Pictures are not part of the copy. Retype the lines from the first one through the line that contains "Chi² = 0.01, df".

Source data:
※ ※ ※
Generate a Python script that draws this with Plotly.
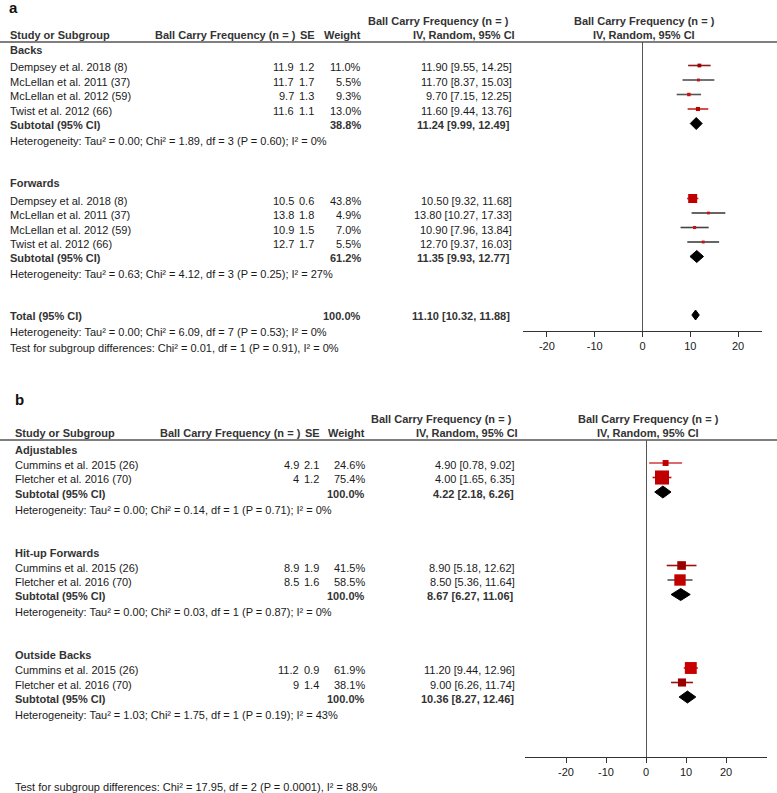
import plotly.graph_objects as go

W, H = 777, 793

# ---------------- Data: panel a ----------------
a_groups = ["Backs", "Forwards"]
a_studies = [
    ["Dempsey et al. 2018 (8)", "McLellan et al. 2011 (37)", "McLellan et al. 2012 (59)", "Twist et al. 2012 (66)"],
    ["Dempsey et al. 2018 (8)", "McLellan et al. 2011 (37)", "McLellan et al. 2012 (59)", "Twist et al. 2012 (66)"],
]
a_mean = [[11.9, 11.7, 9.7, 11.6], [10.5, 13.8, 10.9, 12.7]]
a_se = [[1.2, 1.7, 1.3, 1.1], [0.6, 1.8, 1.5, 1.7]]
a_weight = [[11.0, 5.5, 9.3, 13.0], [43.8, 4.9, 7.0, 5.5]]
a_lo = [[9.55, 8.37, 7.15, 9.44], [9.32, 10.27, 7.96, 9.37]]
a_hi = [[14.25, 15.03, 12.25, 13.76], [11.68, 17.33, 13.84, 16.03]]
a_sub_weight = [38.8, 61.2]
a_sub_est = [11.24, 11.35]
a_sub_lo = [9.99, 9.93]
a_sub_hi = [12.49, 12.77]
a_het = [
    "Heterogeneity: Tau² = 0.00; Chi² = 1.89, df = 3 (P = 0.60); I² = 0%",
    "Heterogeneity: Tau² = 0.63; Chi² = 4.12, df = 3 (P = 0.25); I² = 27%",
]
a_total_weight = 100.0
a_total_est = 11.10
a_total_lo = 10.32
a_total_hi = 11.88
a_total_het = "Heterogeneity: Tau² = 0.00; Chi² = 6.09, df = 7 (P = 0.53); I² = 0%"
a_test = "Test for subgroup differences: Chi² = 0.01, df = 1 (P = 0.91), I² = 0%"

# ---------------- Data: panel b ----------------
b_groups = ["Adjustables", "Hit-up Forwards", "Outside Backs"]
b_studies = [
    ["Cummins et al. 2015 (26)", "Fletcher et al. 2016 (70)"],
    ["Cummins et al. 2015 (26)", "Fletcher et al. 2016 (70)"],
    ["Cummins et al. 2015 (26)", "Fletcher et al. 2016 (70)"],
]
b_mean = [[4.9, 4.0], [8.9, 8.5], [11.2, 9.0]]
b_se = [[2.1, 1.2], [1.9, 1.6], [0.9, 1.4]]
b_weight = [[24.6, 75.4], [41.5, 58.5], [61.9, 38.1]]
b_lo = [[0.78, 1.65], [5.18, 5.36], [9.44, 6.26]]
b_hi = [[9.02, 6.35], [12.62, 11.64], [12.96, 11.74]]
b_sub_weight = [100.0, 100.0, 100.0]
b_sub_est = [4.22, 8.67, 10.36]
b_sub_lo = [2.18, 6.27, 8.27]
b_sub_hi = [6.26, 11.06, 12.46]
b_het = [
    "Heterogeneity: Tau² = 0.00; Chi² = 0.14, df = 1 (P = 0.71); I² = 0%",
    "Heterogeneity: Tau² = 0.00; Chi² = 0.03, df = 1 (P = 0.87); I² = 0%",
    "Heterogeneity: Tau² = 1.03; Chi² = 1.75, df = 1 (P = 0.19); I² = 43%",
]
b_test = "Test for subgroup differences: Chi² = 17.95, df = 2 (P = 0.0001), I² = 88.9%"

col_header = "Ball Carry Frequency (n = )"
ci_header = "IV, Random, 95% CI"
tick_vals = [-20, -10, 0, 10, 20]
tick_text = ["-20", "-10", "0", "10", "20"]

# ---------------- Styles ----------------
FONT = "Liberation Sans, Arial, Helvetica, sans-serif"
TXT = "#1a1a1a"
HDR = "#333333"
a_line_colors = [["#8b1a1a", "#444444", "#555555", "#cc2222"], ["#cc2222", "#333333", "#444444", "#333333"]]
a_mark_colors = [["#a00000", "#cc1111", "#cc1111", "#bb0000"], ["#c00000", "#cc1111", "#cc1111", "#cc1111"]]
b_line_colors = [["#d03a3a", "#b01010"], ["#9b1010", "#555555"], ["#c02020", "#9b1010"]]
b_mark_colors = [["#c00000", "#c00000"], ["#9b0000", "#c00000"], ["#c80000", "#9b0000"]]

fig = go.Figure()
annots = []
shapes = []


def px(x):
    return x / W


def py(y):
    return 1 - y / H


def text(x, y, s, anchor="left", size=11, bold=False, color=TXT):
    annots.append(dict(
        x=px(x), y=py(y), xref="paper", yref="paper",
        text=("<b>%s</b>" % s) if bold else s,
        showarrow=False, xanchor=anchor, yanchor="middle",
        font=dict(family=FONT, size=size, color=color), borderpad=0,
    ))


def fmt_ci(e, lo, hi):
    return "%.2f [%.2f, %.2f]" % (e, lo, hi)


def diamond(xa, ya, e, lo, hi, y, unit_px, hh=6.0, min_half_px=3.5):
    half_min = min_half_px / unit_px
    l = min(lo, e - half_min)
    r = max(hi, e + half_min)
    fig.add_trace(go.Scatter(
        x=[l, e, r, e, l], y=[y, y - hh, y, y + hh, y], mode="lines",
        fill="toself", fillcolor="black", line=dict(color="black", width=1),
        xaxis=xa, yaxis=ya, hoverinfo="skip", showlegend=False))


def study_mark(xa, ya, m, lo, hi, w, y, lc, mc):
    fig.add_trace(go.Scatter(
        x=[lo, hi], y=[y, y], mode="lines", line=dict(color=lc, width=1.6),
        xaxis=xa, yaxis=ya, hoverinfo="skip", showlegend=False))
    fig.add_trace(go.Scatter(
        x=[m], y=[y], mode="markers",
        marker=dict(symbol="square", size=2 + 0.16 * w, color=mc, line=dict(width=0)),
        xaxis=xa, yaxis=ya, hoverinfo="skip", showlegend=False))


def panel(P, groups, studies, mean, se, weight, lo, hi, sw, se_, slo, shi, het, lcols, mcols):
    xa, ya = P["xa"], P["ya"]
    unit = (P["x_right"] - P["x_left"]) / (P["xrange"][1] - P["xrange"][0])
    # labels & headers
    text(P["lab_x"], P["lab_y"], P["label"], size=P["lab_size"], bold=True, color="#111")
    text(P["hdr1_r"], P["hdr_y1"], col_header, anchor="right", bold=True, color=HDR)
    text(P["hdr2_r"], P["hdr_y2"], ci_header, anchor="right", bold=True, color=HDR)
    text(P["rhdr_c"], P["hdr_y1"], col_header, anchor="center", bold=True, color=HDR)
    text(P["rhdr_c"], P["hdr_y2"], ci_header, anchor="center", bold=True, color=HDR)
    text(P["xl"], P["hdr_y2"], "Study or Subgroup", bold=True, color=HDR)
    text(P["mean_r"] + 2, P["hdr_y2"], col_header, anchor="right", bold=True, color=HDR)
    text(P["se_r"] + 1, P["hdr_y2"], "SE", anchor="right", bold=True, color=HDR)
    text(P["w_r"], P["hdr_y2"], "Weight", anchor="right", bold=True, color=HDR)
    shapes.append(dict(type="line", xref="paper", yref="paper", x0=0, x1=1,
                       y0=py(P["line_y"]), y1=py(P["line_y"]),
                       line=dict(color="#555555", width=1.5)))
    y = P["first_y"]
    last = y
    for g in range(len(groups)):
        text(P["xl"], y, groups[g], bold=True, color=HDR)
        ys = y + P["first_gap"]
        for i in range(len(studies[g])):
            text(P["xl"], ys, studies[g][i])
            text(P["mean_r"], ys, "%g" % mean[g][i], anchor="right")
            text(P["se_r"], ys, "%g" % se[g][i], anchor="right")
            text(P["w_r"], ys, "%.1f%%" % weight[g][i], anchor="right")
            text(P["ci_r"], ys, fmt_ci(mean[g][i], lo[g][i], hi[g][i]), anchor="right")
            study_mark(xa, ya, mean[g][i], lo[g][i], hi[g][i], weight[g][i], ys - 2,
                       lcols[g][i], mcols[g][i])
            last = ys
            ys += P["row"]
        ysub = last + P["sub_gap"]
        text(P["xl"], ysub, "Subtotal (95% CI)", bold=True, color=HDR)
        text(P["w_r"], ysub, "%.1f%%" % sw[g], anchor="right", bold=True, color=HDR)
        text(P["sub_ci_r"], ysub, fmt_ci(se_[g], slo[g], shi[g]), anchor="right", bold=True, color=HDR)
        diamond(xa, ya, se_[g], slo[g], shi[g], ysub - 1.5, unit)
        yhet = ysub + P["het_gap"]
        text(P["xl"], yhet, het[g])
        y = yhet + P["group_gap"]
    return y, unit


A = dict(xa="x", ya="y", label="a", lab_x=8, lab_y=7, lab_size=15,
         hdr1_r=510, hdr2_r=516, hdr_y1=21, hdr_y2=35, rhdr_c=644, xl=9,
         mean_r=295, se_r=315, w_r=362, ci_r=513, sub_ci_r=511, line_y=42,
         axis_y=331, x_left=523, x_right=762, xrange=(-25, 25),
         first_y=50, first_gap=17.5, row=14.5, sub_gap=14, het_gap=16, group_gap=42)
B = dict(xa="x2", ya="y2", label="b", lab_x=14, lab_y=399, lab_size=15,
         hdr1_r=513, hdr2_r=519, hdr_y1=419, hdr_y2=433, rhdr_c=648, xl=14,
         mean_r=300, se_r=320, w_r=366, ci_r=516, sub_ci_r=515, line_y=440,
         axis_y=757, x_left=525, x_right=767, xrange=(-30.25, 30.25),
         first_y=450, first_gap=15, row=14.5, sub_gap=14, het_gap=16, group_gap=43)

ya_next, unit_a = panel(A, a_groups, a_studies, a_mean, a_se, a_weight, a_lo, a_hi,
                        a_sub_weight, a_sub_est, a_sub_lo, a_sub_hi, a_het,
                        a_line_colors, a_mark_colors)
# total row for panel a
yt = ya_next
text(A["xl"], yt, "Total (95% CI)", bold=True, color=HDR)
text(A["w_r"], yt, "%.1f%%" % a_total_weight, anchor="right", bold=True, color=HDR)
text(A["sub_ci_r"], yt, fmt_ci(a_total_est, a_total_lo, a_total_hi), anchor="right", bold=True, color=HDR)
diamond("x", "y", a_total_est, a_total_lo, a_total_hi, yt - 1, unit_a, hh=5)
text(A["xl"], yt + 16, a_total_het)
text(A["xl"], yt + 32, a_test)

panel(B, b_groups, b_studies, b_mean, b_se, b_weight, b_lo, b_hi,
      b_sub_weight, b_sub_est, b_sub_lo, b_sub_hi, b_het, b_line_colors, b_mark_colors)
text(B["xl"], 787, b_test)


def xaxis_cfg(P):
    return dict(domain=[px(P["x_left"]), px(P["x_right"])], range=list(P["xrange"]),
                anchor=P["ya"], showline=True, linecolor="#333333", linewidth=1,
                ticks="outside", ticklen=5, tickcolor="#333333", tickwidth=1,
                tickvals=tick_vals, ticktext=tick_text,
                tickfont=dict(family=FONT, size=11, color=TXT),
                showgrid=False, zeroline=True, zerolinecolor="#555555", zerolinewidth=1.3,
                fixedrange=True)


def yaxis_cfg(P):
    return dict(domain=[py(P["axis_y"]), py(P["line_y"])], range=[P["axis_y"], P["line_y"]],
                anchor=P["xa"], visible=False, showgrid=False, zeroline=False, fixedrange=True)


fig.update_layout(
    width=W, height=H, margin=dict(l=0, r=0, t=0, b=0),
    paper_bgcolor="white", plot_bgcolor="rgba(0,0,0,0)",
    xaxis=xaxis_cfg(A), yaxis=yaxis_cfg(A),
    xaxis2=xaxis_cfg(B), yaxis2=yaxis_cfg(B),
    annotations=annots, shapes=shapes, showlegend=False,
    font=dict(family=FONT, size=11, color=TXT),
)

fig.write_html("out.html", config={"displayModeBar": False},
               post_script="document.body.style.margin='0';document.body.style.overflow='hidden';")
※ ※ ※
Task answer:
Generate a Python script that draws this with Plotly.
import plotly.graph_objects as go

W, H = 777, 793

# ---------------- Data: panel a ----------------
a_groups = ["Backs", "Forwards"]
a_studies = [
    ["Dempsey et al. 2018 (8)", "McLellan et al. 2011 (37)", "McLellan et al. 2012 (59)", "Twist et al. 2012 (66)"],
    ["Dempsey et al. 2018 (8)", "McLellan et al. 2011 (37)", "McLellan et al. 2012 (59)", "Twist et al. 2012 (66)"],
]
a_mean = [[11.9, 11.7, 9.7, 11.6], [10.5, 13.8, 10.9, 12.7]]
a_se = [[1.2, 1.7, 1.3, 1.1], [0.6, 1.8, 1.5, 1.7]]
a_weight = [[11.0, 5.5, 9.3, 13.0], [43.8, 4.9, 7.0, 5.5]]
a_lo = [[9.55, 8.37, 7.15, 9.44], [9.32, 10.27, 7.96, 9.37]]
a_hi = [[14.25, 15.03, 12.25, 13.76], [11.68, 17.33, 13.84, 16.03]]
a_sub_weight = [38.8, 61.2]
a_sub_est = [11.24, 11.35]
a_sub_lo = [9.99, 9.93]
a_sub_hi = [12.49, 12.77]
a_het = [
    "Heterogeneity: Tau² = 0.00; Chi² = 1.89, df = 3 (P = 0.60); I² = 0%",
    "Heterogeneity: Tau² = 0.63; Chi² = 4.12, df = 3 (P = 0.25); I² = 27%",
]
a_total_weight = 100.0
a_total_est = 11.10
a_total_lo = 10.32
a_total_hi = 11.88
a_total_het = "Heterogeneity: Tau² = 0.00; Chi² = 6.09, df = 7 (P = 0.53); I² = 0%"
a_test = "Test for subgroup differences: Chi² = 0.01, df = 1 (P = 0.91), I² = 0%"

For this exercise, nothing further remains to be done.